The EPA, however, had not completed the required tests to issue this waiver; moreover, the agency chose to ignore other testing, particularly the extensive, still-ongoing auto and oil industry research program on the potential for ethanol to harm engine durability. Then on January 21, the EPA further expanded that waiver to cars of model years 2001-2006, and again did so without complete testing.
The EPA’s decision was supposed to be based on testing of 16 different sample engines by the Coordinating Research Council, a nonprofit group with funding from the Department of Energy, to see if e-15 would be suitable for the U.S. auto fleet. When the waiver was issued on October 13, nine of the 16 tests were at best incomplete: Five of the engines had significant problems and were scheduled for retesting and four others had yet to be completed. DOE unexpectedly pulled their funding last summer -- perhaps not wanting to be an accomplice to the EPA’s decision.

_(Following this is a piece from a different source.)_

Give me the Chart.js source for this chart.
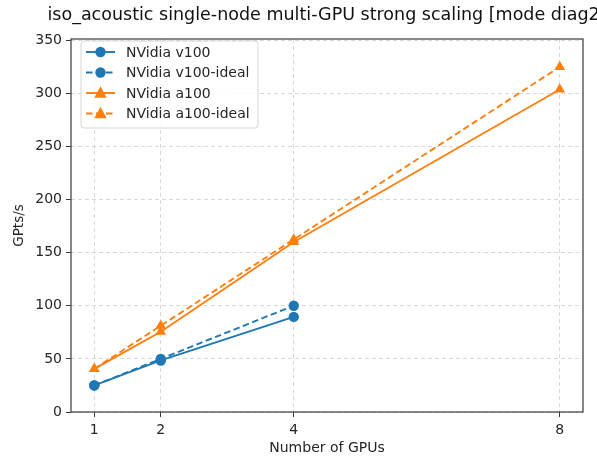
<!DOCTYPE html>
<html><head><meta charset="utf-8">
<script src="https://cdn.jsdelivr.net/npm/chart.js@4/dist/chart.umd.min.js"></script>
<style>html,body{margin:0;padding:0;background:#fff}#wrap{width:597px;height:460px}</style>
</head><body><div id="wrap"><canvas id="c" width="597" height="460"></canvas></div>
<script>
const chartTitle = "iso_acoustic single-node multi-GPU strong scaling [mode diag2]";
const xLabel = "Number of GPUs";
const yLabel = "GPts/s";
const gpuCounts = [1, 2, 4, 8];
const v100Gpus = [1, 2, 4];
const v100 = [25, 48.5, 89.5];
const v100Ideal = [25, 50, 100];
const a100Gpus = [1, 2, 4, 8];
const a100 = [40.6, 75.5, 160, 303.5];
const a100Ideal = [40.6, 81.2, 162.4, 324.8];
const yTicks = [0, 50, 100, 150, 200, 250, 300, 350];
const labels = ["NVidia v100", "NVidia v100-ideal", "NVidia a100", "NVidia a100-ideal"];

const BLUE = "#1f77b4", ORANGE = "#ff7f0e";
const FONT = "'DejaVu Sans', sans-serif";
const TXT = "#262626";
const toXY = (xs, ys) => xs.map((x, i) => ({x, y: ys[i]}));

function mkSet(label, xs, ys, color, dashed, style, r) {
  return {label, data: toXY(xs, ys), borderColor: color, backgroundColor: color,
    borderWidth: 1.9, borderDash: dashed ? [6.5, 3.5] : [], pointStyle: style,
    pointRadius: r, pointHoverRadius: r, pointBorderWidth: 0, tension: 0, fill: false};
}

function drawMarker(ctx, style, x, y, r, color) {
  ctx.save(); ctx.fillStyle = color; ctx.beginPath();
  if (style === 'triangle') {
    ctx.moveTo(x, y - r * 1.1); ctx.lineTo(x + r, y + r * 0.75); ctx.lineTo(x - r, y + r * 0.75); ctx.closePath();
  } else { ctx.arc(x, y, r, 0, Math.PI * 2); }
  ctx.fill(); ctx.restore();
}

const decor = {
  id: 'decor',
  afterDraw(chart) {
    const {ctx, chartArea: a} = chart;
    ctx.save();
    // frame
    ctx.strokeStyle = "#3a3a3a"; ctx.lineWidth = 1.2; ctx.setLineDash([]);
    ctx.strokeRect(a.left, a.top, a.right - a.left, a.bottom - a.top);
    // title (centred over the plot area, clipped by the canvas edge)
    ctx.fillStyle = "#111"; ctx.font = "17.5px " + FONT; ctx.textAlign = "center"; ctx.textBaseline = "alphabetic";
    ctx.fillText(chartTitle, (a.left + a.right) / 2, 20);
    // legend
    const bx = 81, by = 41, bw = 177, bh = 87;
    ctx.beginPath();
    if (ctx.roundRect) ctx.roundRect(bx, by, bw, bh, 3); else ctx.rect(bx, by, bw, bh);
    ctx.fillStyle = "rgba(255,255,255,0.85)"; ctx.fill();
    ctx.strokeStyle = "#d6d6d6"; ctx.lineWidth = 1; ctx.stroke();
    ctx.font = "14px " + FONT; ctx.textAlign = "left"; ctx.textBaseline = "middle";
    chart.data.datasets.forEach((ds, i) => {
      const y = 52 + i * 20.5;
      ctx.save();
      ctx.strokeStyle = ds.borderColor; ctx.lineWidth = ds.borderWidth; ctx.setLineDash(ds.borderDash);
      ctx.beginPath(); ctx.moveTo(86, y); ctx.lineTo(115, y); ctx.stroke(); ctx.restore();
      drawMarker(ctx, ds.pointStyle, 100.5, y, ds.pointRadius, ds.borderColor);
      ctx.fillStyle = TXT; ctx.fillText(ds.label, 126, y + 1);
    });
    ctx.restore();
  }
};

const gridOpts = {color: "rgba(200,200,200,0.7)", tickLength: 5, tickColor: "#3a3a3a", tickBorderDash: [], tickWidth: 1};

new Chart(document.getElementById('c'), {
  type: 'line',
  data: {datasets: [
    mkSet(labels[0], v100Gpus, v100, BLUE, false, 'circle', 5.2),
    mkSet(labels[1], v100Gpus, v100Ideal, BLUE, true, 'circle', 5.2),
    mkSet(labels[2], a100Gpus, a100, ORANGE, false, 'triangle', 6.2),
    mkSet(labels[3], a100Gpus, a100Ideal, ORANGE, true, 'triangle', 6.2)
  ]},
  options: {
    responsive: false, animation: false, devicePixelRatio: 1,
    layout: {padding: {left: 0, right: 14, top: 39, bottom: 0}},
    plugins: {legend: {display: false}, title: {display: false}, tooltip: {enabled: false}},
    scales: {
      x: {type: 'linear', min: 0.65, max: 8.35,
        afterBuildTicks: s => { s.ticks = gpuCounts.map(v => ({value: v})); },
        afterFit: s => { s.height = 48; },
        grid: gridOpts,
        border: {display: false, dash: [4, 3]},
        ticks: {color: TXT, font: {family: FONT, size: 14}, padding: 5, maxRotation: 0, autoSkip: false},
        title: {display: true, text: xLabel, color: TXT, font: {family: FONT, size: 14}, padding: {top: 0, bottom: 3.5}}
      },
      y: {type: 'linear', min: 0, max: 351,
        afterBuildTicks: s => { s.ticks = yTicks.map(v => ({value: v})); },
        afterFit: s => { s.width = 71; },
        grid: gridOpts,
        border: {display: false, dash: [4, 3]},
        ticks: {color: TXT, font: {family: FONT, size: 14}, padding: 4, autoSkip: false},
        title: {display: true, text: yLabel, color: TXT, font: {family: FONT, size: 13.5}, padding: {top: 11.5, bottom: 0}}
      }
    }
  },
  plugins: [decor]
});
</script></body></html>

... The EPA is trying to change the regulations for ethanol -- with incomplete or negative testing -- that could impact emissions on about 150 million automotive engines made between 2001 and 2010. Not to mention there are 75 million engines models older than 2001 still on the roads. The EPA was not even considering including them in a waiver because they probably would not burn e-15 cleanly or safely. If the new formula is approved, those with older engines may have difficulty finding appropriate fuel.